Published by the Freedom From Religion Foundation, Inc. FFRF.org

Thomas W. Jendrock Student Activist Award: Wisconsin student ‘empowered by atheism

Vol. 37 No. 02 March 2020
Matthias Chan                                                                                                                                                                                                                                                                                                                         

Matthias Chan wrote a blog, narrating his journey to agnostic atheism, after doing classwork at the Center for Religion and Global Citizenry at the University of Wisconsin-Madison.

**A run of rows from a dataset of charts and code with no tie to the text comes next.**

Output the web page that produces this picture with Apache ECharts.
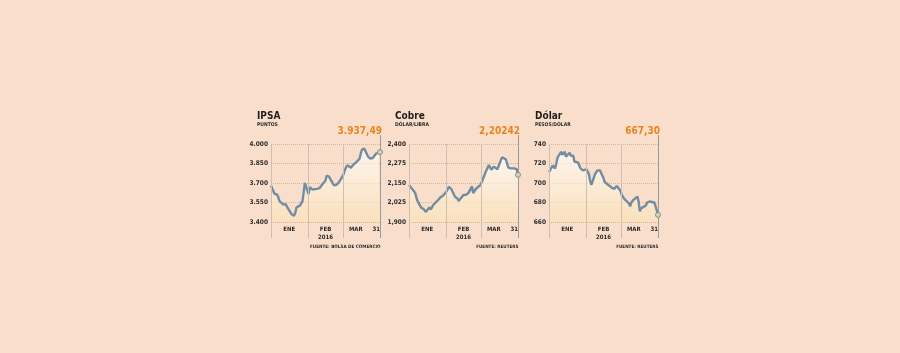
<!DOCTYPE html>
<html>
<head>
<meta charset="utf-8">
<script src="https://cdn.jsdelivr.net/npm/echarts@6/dist/echarts.min.js"></script>
<style>
html, body { margin: 0; padding: 0; background: #F9DFCB; }
#main { width: 900px; height: 353px; }
</style>
</head>
<body>
<div id="main"></div>
<script>
// dias desde el 1 de enero de 2016 (dias habiles)
var days = [0, 3, 4, 5, 6, 7, 10, 11, 12, 13, 14, 17, 18, 19, 20, 21, 24, 25, 26, 27, 28,
    31, 32, 33, 34, 35, 38, 39, 40, 41, 42, 45, 46, 47, 48, 49, 52, 53, 54, 55, 56, 59,
    60, 61, 62, 63, 66, 67, 68, 69, 70, 73, 74, 75, 76, 77, 80, 81, 82, 83, 84, 87, 88, 89, 90];

var ipsa = [3680, 3615, 3618, 3612, 3590, 3560, 3535, 3532, 3538, 3542, 3505, 3460, 3452, 3448, 3470, 3512, 3528, 3535, 3560, 3630, 3700,
    3615, 3668, 3655, 3650, 3660, 3655, 3662, 3660, 3672, 3685, 3720, 3758, 3765, 3748, 3730, 3682, 3676, 3686, 3695, 3705, 3750,
    3770, 3800, 3820, 3836, 3818, 3830, 3842, 3850, 3856, 3885, 3920, 3955, 3965, 3966, 3905, 3890, 3888, 3888, 3892, 3928, 3934, 3932, 3937.49];

var cobre = [2.137, 2.108, 2.104, 2.088, 2.060, 2.035, 1.992, 1.985, 1.983, 1.986, 1.965, 1.995, 1.980, 1.985, 2.009, 2.018, 2.041, 2.050, 2.058, 2.062, 2.068,
    2.095, 2.105, 2.126, 2.122, 2.110, 2.062, 2.052, 2.050, 2.035, 2.030, 2.073, 2.076, 2.075, 2.078, 2.085, 2.128, 2.086, 2.098, 2.110, 2.118, 2.138,
    2.155, 2.175, 2.195, 2.215, 2.265, 2.248, 2.235, 2.245, 2.255, 2.238, 2.258, 2.278, 2.300, 2.315, 2.300, 2.276, 2.248, 2.240, 2.244, 2.244, 2.245, 2.238, 2.20242];

var dolar = [711, 718, 716, 715, 720, 726, 732, 729, 729, 732, 727, 731, 728, 727, 728, 722, 721, 718, 715, 713, 713,
    714, 712, 709, 702, 698, 709, 711, 713, 713, 713, 705, 701, 703, 699, 697, 695, 695, 694, 695, 697, 692,
    688, 686, 684, 683, 679, 676, 680, 681, 683, 686, 681, 671, 674, 675, 677, 680, 681, 681, 681, 680, 676, 672, 667.30];

var ipsaTicks = [3400, 3550, 3700, 3850, 4000];
var cobreTicks = [1.9, 2.025, 2.15, 2.275, 2.4];
var dolarTicks = [660, 680, 700, 720, 740];

var monthLines = [0, 31, 60];
var endDay = 90;
var xLabelDays = [15, 45, 70, 87];
var xLabelText = ['ENE', 'FEB\n2016', 'MAR', '31'];

function miles(s) {
    return s.replace(/\B(?=(\d{3})+(?!\d))/g, '.');
}

var panels = [{
    title: 'IPSA', sub: 'PUNTOS', src: 'FUENTE: BOLSA DE COMERCIO',
    data: ipsa, ticks: ipsaTicks, left: 271,
    axisFmt: function(v) { return miles(String(Math.round(v))); },
    valFmt: function(v) { var p = v.toFixed(2).split('.'); return miles(p[0]) + ',' + p[1]; }
}, {
    title: 'Cobre', sub: 'DÓLAR/LIBRA', src: 'FUENTE: REUTERS',
    data: cobre, ticks: cobreTicks, left: 409,
    axisFmt: function(v) { return v.toFixed(3).replace('.', ','); },
    valFmt: function(v) { return v.toFixed(5).replace('.', ','); }
}, {
    title: 'Dólar', sub: 'PESOS/DÓLAR', src: 'FUENTE: REUTERS',
    data: dolar, ticks: dolarTicks, left: 549,
    axisFmt: function(v) { return String(v); },
    valFmt: function(v) { return v.toFixed(2).replace('.', ','); }
}];

var FONT = '"DejaVu Sans Condensed", "DejaVu Sans", sans-serif';
var gridTop = 144, gridH = 78, gridW = 109;
var lineBottom = gridTop + gridH + 16;  // las guias bajan hasta las etiquetas
var leaderTop = gridTop - 9;            // guia hasta el valor final

var grid = [], xAxis = [], yAxis = [], series = [], graphic = [];

panels.forEach(function(p, i) {
    var min = p.ticks[0], max = p.ticks[p.ticks.length - 1];
    var last = p.data[p.data.length - 1];

    grid.push({ left: p.left, top: gridTop, width: gridW, height: gridH });

    xAxis.push({
        type: 'value', gridIndex: i, min: 0, max: endDay,
        axisLine: { show: false }, axisTick: { show: false }, splitLine: { show: false },
        axisLabel: {
            customValues: xLabelDays,
            formatter: function(v) { return xLabelText[xLabelDays.indexOf(v)]; },
            fontFamily: FONT, fontSize: 6, fontWeight: 'bold', color: '#2a2a2a',
            lineHeight: 8, margin: 3
        }
    });

    yAxis.push({
        type: 'value', gridIndex: i, min: min, max: max,
        axisLine: { show: false },
        axisTick: { show: false, customValues: p.ticks },
        axisLabel: {
            customValues: p.ticks,
            formatter: p.axisFmt,
            fontFamily: FONT, fontSize: 6.5, fontWeight: 'bold', color: '#2e2e2e', margin: 3
        },
        splitLine: { show: true, lineStyle: { color: '#D9B692', type: 'dotted', width: 1 } }
    });

    var vlines = monthLines.map(function(d) {
        return [{ coord: [d, min], y: lineBottom }, { coord: [d, max] }];
    });
    vlines.push([
        { coord: [endDay, min], y: lineBottom, lineStyle: { color: '#9a9a9a' } },
        { coord: [endDay, max], y: leaderTop }
    ]);

    series.push({
        type: 'line',
        xAxisIndex: i, yAxisIndex: i,
        data: days.map(function(d, k) { return [d, p.data[k]]; }),
        symbol: 'none',
        clip: false,
        z: 3,
        lineStyle: { color: '#728DA2', width: 2.4 },
        areaStyle: {
            origin: 'start',
            color: new echarts.graphic.LinearGradient(0, 0, 0, 1, [
                { offset: 0, color: 'rgba(255,255,255,0.95)' },
                { offset: 1, color: 'rgba(251,226,182,0.9)' }
            ])
        },
        markLine: {
            silent: true, symbol: ['none', 'none'], label: { show: false },
            lineStyle: { color: '#CDBFB2', type: 'solid', width: 1 },
            data: vlines
        },
        markPoint: {
            silent: true, label: { show: false },
            data: [{
                coord: [endDay, last], symbol: 'circle', symbolSize: 5,
                itemStyle: { color: '#D3DB9E', borderColor: '#7E8F9C', borderWidth: 1 }
            }]
        }
    });

    graphic.push(
        { type: 'text', x: p.left - 14, y: 111, style: { text: p.title, font: 'bold 10px ' + FONT, fill: '#1e1e1e', verticalAlign: 'top' } },
        { type: 'text', x: p.left - 14, y: 122.5, style: { text: p.sub, font: 'bold 5px ' + FONT, fill: '#2a2a2a', verticalAlign: 'top' } },
        { type: 'text', x: p.left + 111, y: 131.5, style: { text: p.valFmt(last), font: 'bold 10px ' + FONT, fill: '#E8841C', align: 'right', verticalAlign: 'middle' } },
        { type: 'text', x: p.left + 109.5, y: 247, style: { text: p.src, font: 'bold 4.6px ' + FONT, fill: '#2a2a2a', align: 'right', verticalAlign: 'middle' } }
    );
});

var chart = echarts.init(document.getElementById('main'));
chart.setOption({
    animation: false,
    backgroundColor: '#F9DFCB',
    grid: grid,
    xAxis: xAxis,
    yAxis: yAxis,
    series: series,
    graphic: graphic
});
</script>
</body>
</html>
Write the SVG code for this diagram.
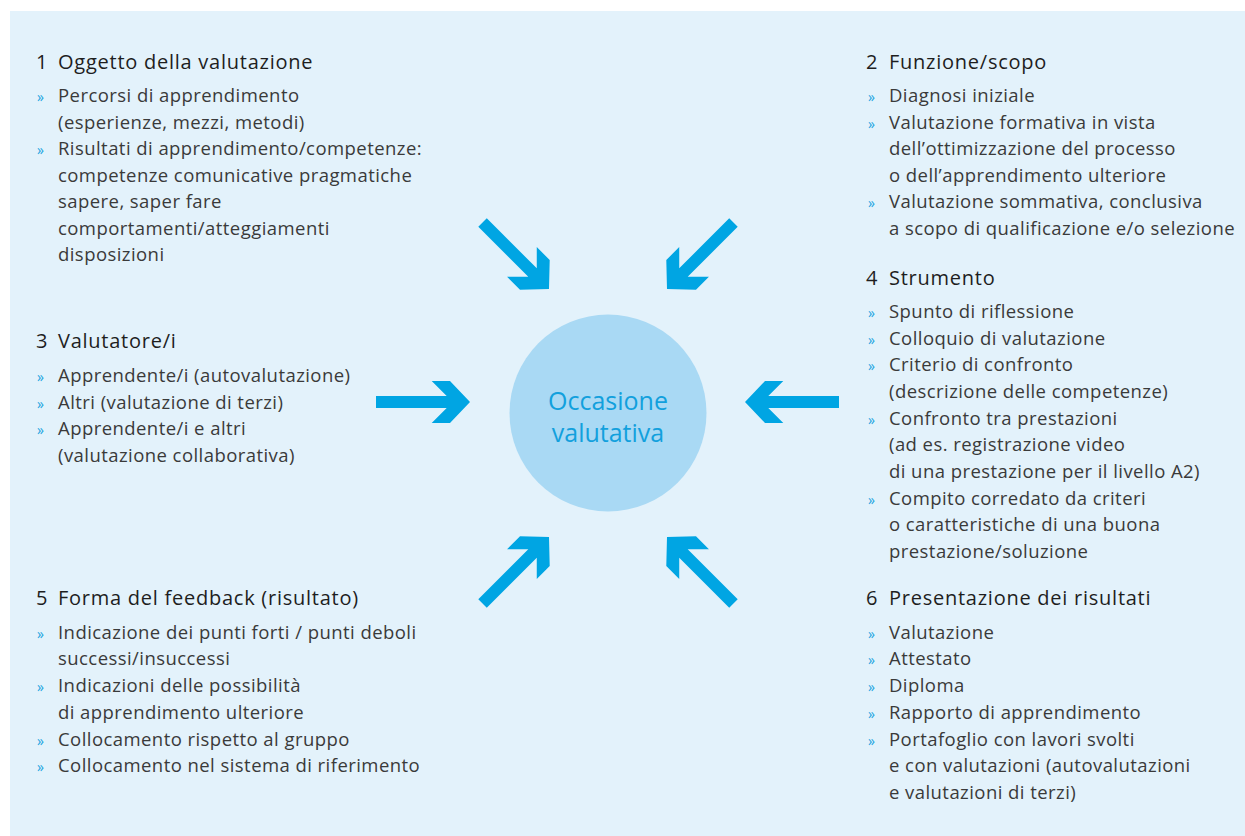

It is also posted at the center’s website.

“I really liked Matthias’ essay: His thoughtfulness, respect for the differing beliefs of others, and his eloquence of writing,” said scholarship benefactor Thomas W. Jendrock, who has been contributing scholarship funds since 2013, for “a student who exhibits an atheist perspective which is positive, confident, introspective, constructive, optimistic and caring — and considerate and respectful toward individuals who do not share our beliefs.”

Matthias received a $1,000 scholarship.

By Matthias Chan

Be the God you want to see in the world.

Now that I’ve gotten your attention, let me explain.

In my spiritual journey throughout the school year, after exploring many faiths and religions through the Center for Religion and Global Citizenry and discussions with other interfaith fellows, I’ve finally ended up at agnostic atheism.  Believing that there is no God, however, wasn’t as liberating as one may think. Instead, it put a huge burden on me. Because God wasn’t telling me what was right and wrong, and there wasn’t some divine plan that worked for the good of everyone, it placed the burden on me to fill in those gaps. 

For atheists and agnostics, for whom a divine judge is absent, humanity has become the sole arbiter of right and wrong. We’re not just the judge, but we are the jury and executioner, as well. To borrow some terminology from Nietzsche, God is dead and we have replaced him. Because God is no longer sitting on his throne in heaven, there’s nobody looking out for us up there and making sure that everything is going to be all right.  That is now our responsibility.

Theologians like Irenaeus, Augustine, Al-Ghazali and Ibn Sina have struggled with the question of how suffering exists under the rule of an all-powerful God. But now, in the void vacated by the Almighty, it’s our job to alleviate the wounds of humanity.

This task isn’t just for those who doubt the supernatural. Embodying the compassion our world needs is a fundamental tenet of all the world’s religions. Abraham shows kindness and hospitality to complete strangers and guests. St. Paul urges Christians in Ephesus to embody Jesus’s self-sacrifice. Krishna teaches Arjuna to treat all beings with kindness and compassion, and Buddha commanded his followers to show compassion to all beings. Guru Nanak told early Sikhs that they must show kindness to all. Zoroaster said, “Doing good to others is not a duty. It is a joy, for it increases your own health and happiness.” All of these holy figures knew the importance of kindness and compassion, and they all practiced it in their daily lives.

I dream of a future where atheists, theists and everyone in between unite to create a better world, because it’s time for us to take up our role and be what we want and need God to be in a world filled with pain and suffering. It’s time for us to become the God we want to see in this world. It’s our duty to become selfless, protective, generous, loving and everything else that we know humanity desperately needs in order to repair the world and work toward the greater good for all. In the words of Jim Greenbaum, founder of the Greenbaum Foundation, “Being a bystander to suffering is not an option.”

Be the God you want to see in the world.

Matthias writes: “I’m studying computer science and religious studies at UW-Madison. I was raised in a nondenominational Christian home in Wisconsin, and although I no longer identify with any organized religion, I have a passion for studying world religions, their history, and their philosophical and theological thought.”